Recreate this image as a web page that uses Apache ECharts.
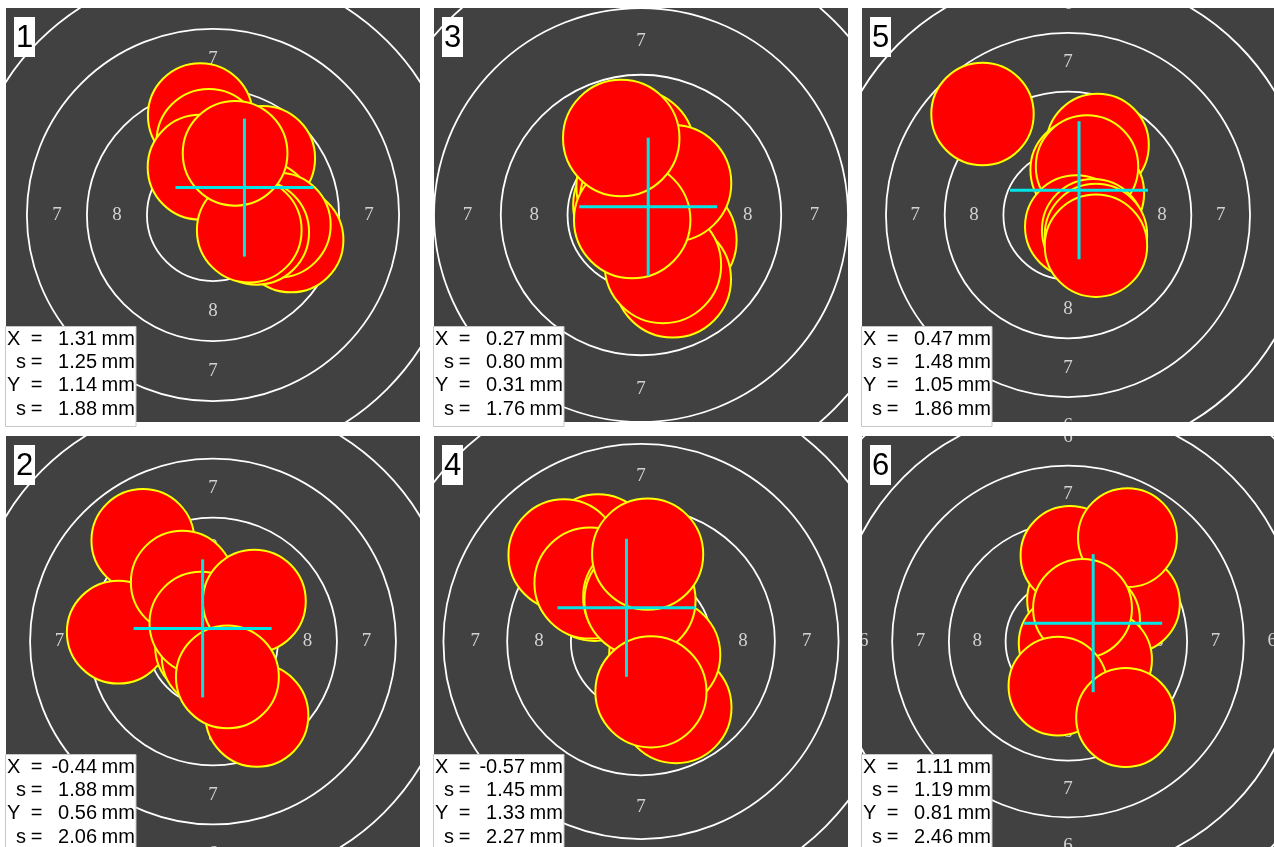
<!DOCTYPE html>
<html>
<head>
<meta charset="utf-8">
<title>targets</title>
<script src="https://cdn.jsdelivr.net/npm/echarts/dist/echarts.min.js"></script>
<style>
html,body{margin:0;padding:0;background:#fff;}
#main{width:1274px;height:847px;}
</style>
</head>
<body>
<div id="main"></div>
<script>
// panel numbers and the stats printed in each box (mm)
var panelNames = ['1', '2', '3', '4', '5', '6'];
var meanX = [1.31, -0.44, 0.27, -0.57, 0.47, 1.11];
var sdX   = [1.25, 1.88, 0.80, 1.45, 1.48, 1.19];
var meanY = [1.14, 0.56, 0.31, 1.33, 1.05, 0.81];
var sdY   = [1.88, 2.06, 1.76, 2.27, 1.86, 2.46];

// visible half range of each target (mm)
var viewHalf = [8.62, 8.77, 7.75, 8.12, 8.77, 9.08];

// ring radii (mm) and the ring numbers written between them
var ringRadius = [2.75, 5.25, 7.75, 10.25, 12.75, 15.25];
var ringText = ['8', '7', '6', '5'];
var ringTextRadius = [4.0, 6.5, 9.0, 11.5];
var shotRadius = 2.18;

// shot centres (mm), drawn back to front
var shotX1 = [-0.53, -0.17, -0.54, 2.07, 2.03, 3.25, 2.72, 1.82, 1.51, 0.92];
var shotY1 = [4.14, 3.07, 1.99, 2.36, 0.07, -1.04, -0.42, -0.72, -0.63, 2.57];
var shotX2 = [-2.97, -4.01, -0.27, 0.01, 0.49, 1.86, -1.30, -0.51, 1.75, 0.61];
var shotY2 = [4.31, 0.40, -0.21, -0.64, 1.43, -3.15, 2.53, 0.78, 1.72, -1.51];
var shotX3 = [-0.18, -0.36, -0.24, -0.11, 1.40, 1.19, 0.82, 1.20, -0.33, -0.74];
var shotY3 = [2.50, 0.37, 1.06, 0.56, -0.94, -2.41, -1.87, 1.19, -0.19, 2.88];
var shotX4 = [-1.69, -3.02, -1.82, -2.00, -0.09, 1.37, 0.93, -0.04, 0.39, 0.26];
var shotY4 = [3.62, 3.42, 2.22, 2.31, 1.76, -2.61, -0.52, 1.63, -1.99, 3.45];
var shotX5 = [-3.64, 1.26, 0.81, 0.58, 1.06, 0.81, 0.35, 1.07, 1.19, 1.19];
var shotY5 = [4.28, 2.97, 1.60, 1.91, 0.92, 2.06, -0.49, -0.64, -0.85, -1.30];
var shotX6 = [0.38, 2.75, 0.09, 2.62, 0.99, 0.01, 1.52, 0.64, -0.44, 2.54];
var shotY6 = [1.83, 1.68, 3.80, 4.59, 0.96, -0.07, -0.80, 1.46, -1.97, -3.36];

var shotXs = [shotX1, shotX2, shotX3, shotX4, shotX5, shotX6];
var shotYs = [shotY1, shotY2, shotY3, shotY4, shotY5, shotY6];

var PANEL = 414, GAP = 14;
var SANS = '"Liberation Sans", Arial, sans-serif';
var SERIF = '"Liberation Serif", "Times New Roman", serif';

function ringItem(params, api){
	var c = api.coord([0, 0]);
	var r = api.size([api.value(0), 0])[0];
	return {
		type: 'circle',
		shape: {cx: c[0], cy: c[1], r: r},
		style: {fill: 'none', stroke: '#ffffff', lineWidth: 1.8}
	};
}

function labelItem(params, api){
	var c = api.coord([0, 0]);
	var r = api.size([api.value(0), 0])[0];
	var txt = ringText[params.dataIndex];
	var pts = [[0, -r], [r, 0], [0, r], [-r, 0]];
	var kids = [];
	for (var i = 0; i < pts.length; i++) {
		kids.push({
			type: 'text',
			x: c[0] + pts[i][0],
			y: c[1] + pts[i][1],
			style: {
				text: txt, align: 'center', verticalAlign: 'middle',
				fill: '#d2d2d2', font: '19px ' + SERIF
			}
		});
	}
	return {type: 'group', children: kids};
}

function shotItem(params, api){
	var c = api.coord([api.value(0), api.value(1)]);
	var r = api.size([shotRadius, 0])[0];
	return {
		type: 'circle',
		shape: {cx: c[0], cy: c[1], r: r},
		style: {fill: '#ff0000', stroke: '#ffff00', lineWidth: 2}
	};
}

function crossItem(params, api){
	var c = api.coord([api.value(0), api.value(1)]);
	var L = 69;
	return {type: 'group', children: [
		{type: 'line', shape: {x1: c[0] - L, y1: c[1], x2: c[0] + L, y2: c[1]}, style: {stroke: '#00e6e6', lineWidth: 3}},
		{type: 'line', shape: {x1: c[0], y1: c[1] - L, x2: c[0], y2: c[1] + L}, style: {stroke: '#00e6e6', lineWidth: 3}}
	]};
}

function statText(str, x, y, align){
	return {type: 'text', z: 101, silent: true, x: x, y: y,
		style: {text: str, align: align, verticalAlign: 'middle', fill: '#000000', font: '20px ' + SANS}};
}

var grids = [], xAxes = [], yAxes = [], series = [], graphics = [];

for (var p = 0; p < 6; p++) {
	var col = Math.floor(p / 2), row = p % 2;
	var pLeft = 6 + col * (PANEL + GAP);
	var pTop = 8 + row * (PANEL + GAP);
	var h = viewHalf[p];

	grids.push({left: pLeft, top: pTop, width: PANEL, height: PANEL,
		show: true, backgroundColor: '#414141', borderWidth: 0});
	xAxes.push({type: 'value', gridIndex: p, min: -h, max: h, show: false});
	yAxes.push({type: 'value', gridIndex: p, min: -h, max: h, show: false});

	var shots = [];
	for (var k = 0; k < shotXs[p].length; k++) shots.push([shotXs[p][k], shotYs[p][k]]);
	var rings = [], labs = [];
	for (k = 0; k < ringRadius.length; k++) rings.push([ringRadius[k], 0]);
	for (k = 0; k < ringTextRadius.length; k++) labs.push([ringTextRadius[k], 0]);

	series.push({type: 'custom', xAxisIndex: p, yAxisIndex: p, clip: true, silent: true,
		renderItem: ringItem, data: rings});
	series.push({type: 'custom', xAxisIndex: p, yAxisIndex: p, clip: true, silent: true,
		renderItem: labelItem, data: labs});
	series.push({type: 'custom', xAxisIndex: p, yAxisIndex: p, clip: true, silent: true,
		renderItem: shotItem, data: shots});
	series.push({type: 'custom', xAxisIndex: p, yAxisIndex: p, clip: true, silent: true,
		renderItem: crossItem, data: [[meanX[p], meanY[p]]]});

	// panel number
	graphics.push({type: 'rect', z: 100, silent: true,
		shape: {x: pLeft + 8, y: pTop + 9, width: 21, height: 40},
		style: {fill: '#ffffff'}});
	graphics.push({type: 'text', z: 101, silent: true, x: pLeft + 18.5, y: pTop + 30,
		style: {text: panelNames[p], align: 'center', verticalAlign: 'middle',
			fill: '#000000', font: '31px ' + SANS}});

	// stats box
	graphics.push({type: 'rect', z: 100, silent: true,
		shape: {x: pLeft - 0.5, y: pTop + 318.5, width: 130.5, height: 100},
		style: {fill: '#ffffff', stroke: '#c8c8c8', lineWidth: 1}});
	var names = ['X', 's', 'Y', 's'];
	var vals = [meanX[p], sdX[p], meanY[p], sdY[p]];
	for (var i = 0; i < 4; i++) {
		var yy = pTop + 331 + i * 23.4;
		graphics.push(statText(names[i], pLeft + (i % 2 ? 10 : 1), yy, 'left'));
		graphics.push(statText('=', pLeft + 30.7, yy, 'center'));
		graphics.push(statText(vals[i].toFixed(2), pLeft + 91, yy, 'right'));
		graphics.push(statText('mm', pLeft + 95.5, yy, 'left'));
	}
}

var chart = echarts.init(document.getElementById('main'));
chart.setOption({
	animation: false,
	backgroundColor: '#ffffff',
	grid: grids,
	xAxis: xAxes,
	yAxis: yAxes,
	series: series
});
chart.setOption({graphic: {elements: graphics}});
</script>
</body>
</html>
###
GIVEN PROBLEM: From the first line above through the line containing "var shotRadius = 2.18;", copy everything exactly, without the pictures.

SOLUTION TO THE EXERCISE:
Recreate this image as a web page that uses Apache ECharts.
<!DOCTYPE html>
<html>
<head>
<meta charset="utf-8">
<title>targets</title>
<script src="https://cdn.jsdelivr.net/npm/echarts/dist/echarts.min.js"></script>
<style>
html,body{margin:0;padding:0;background:#fff;}
#main{width:1274px;height:847px;}
</style>
</head>
<body>
<div id="main"></div>
<script>
// panel numbers and the stats printed in each box (mm)
var panelNames = ['1', '2', '3', '4', '5', '6'];
var meanX = [1.31, -0.44, 0.27, -0.57, 0.47, 1.11];
var sdX   = [1.25, 1.88, 0.80, 1.45, 1.48, 1.19];
var meanY = [1.14, 0.56, 0.31, 1.33, 1.05, 0.81];
var sdY   = [1.88, 2.06, 1.76, 2.27, 1.86, 2.46];

// visible half range of each target (mm)
var viewHalf = [8.62, 8.77, 7.75, 8.12, 8.77, 9.08];

// ring radii (mm) and the ring numbers written between them
var ringRadius = [2.75, 5.25, 7.75, 10.25, 12.75, 15.25];
var ringText = ['8', '7', '6', '5'];
var ringTextRadius = [4.0, 6.5, 9.0, 11.5];
var shotRadius = 2.18;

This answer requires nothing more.